As it was pointed out in the comments, the solution below is for the case when the particles are arranged in a line, rather than circularly. So please modify the proof below.
To simplyfy the definition of the process, in each step we have the following possibilities.
Either with probability $1/4$ the length decreases by 1, or with probability $3/4$, the length increases by 1. So this is an unbalanced Drunkard walk (one of the most basic Markov chains there is) on infinitely many states indexed by the non-negative integers. Your initial state is $4$, and the only absorbing state is 0. Your question is the probability of absorption.
This can be computed using standard theory in Markov chains.

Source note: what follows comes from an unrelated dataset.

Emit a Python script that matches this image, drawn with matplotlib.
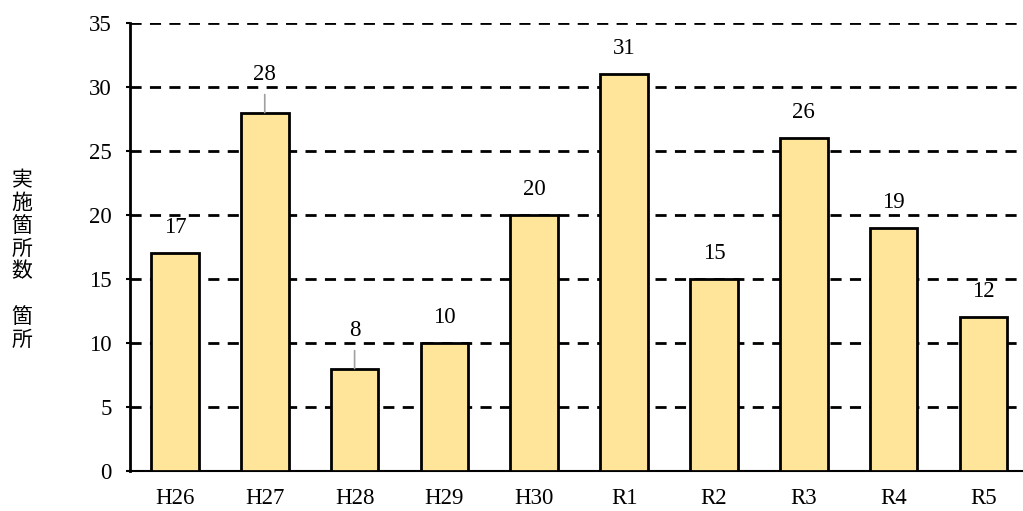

Let $p$ be the probability that from a given state $n\geq 1$ you at some point reach $n-1$. Note that this $p$ is independent from $n$. So from the law of total probability (based on the case distinction that the first move is to the left or to the right) we have
$$p= \frac{1}{4}\cdot 1 + \frac{3}{4}\cdot p^2$$
Proof: if the first move is to the left, then we are done (i.e., the probability is 1 in this case). If the first move is to the right, then we have to reach $n-1$ from $n+1$. This is equivalent to reaching $n$ from $n+1$ and then reaching $n-1$ from $n$, hence the probability is $p^2$.
So $3p^2-4p +1 = 0$, or equivalently, $(3p-1)(p-1)=0$. Thus $p=1$ or $p=1/3$. It is easy to see that $p$ is not $1$, so $p=1/3$.
(There is another argument: consider the finite state Drunkard walk with the same transition probabilities starting from state $1$. Then there is a well-known closed formula for the probability of absorption, which tends to $1/3$ as the number of states tends to infinity.)
So we can move one step to the left with probability $1/3$. Thus, to ever reach the state that is four steps to the left from the initial state, has probability $(1/3)^4=1/81$.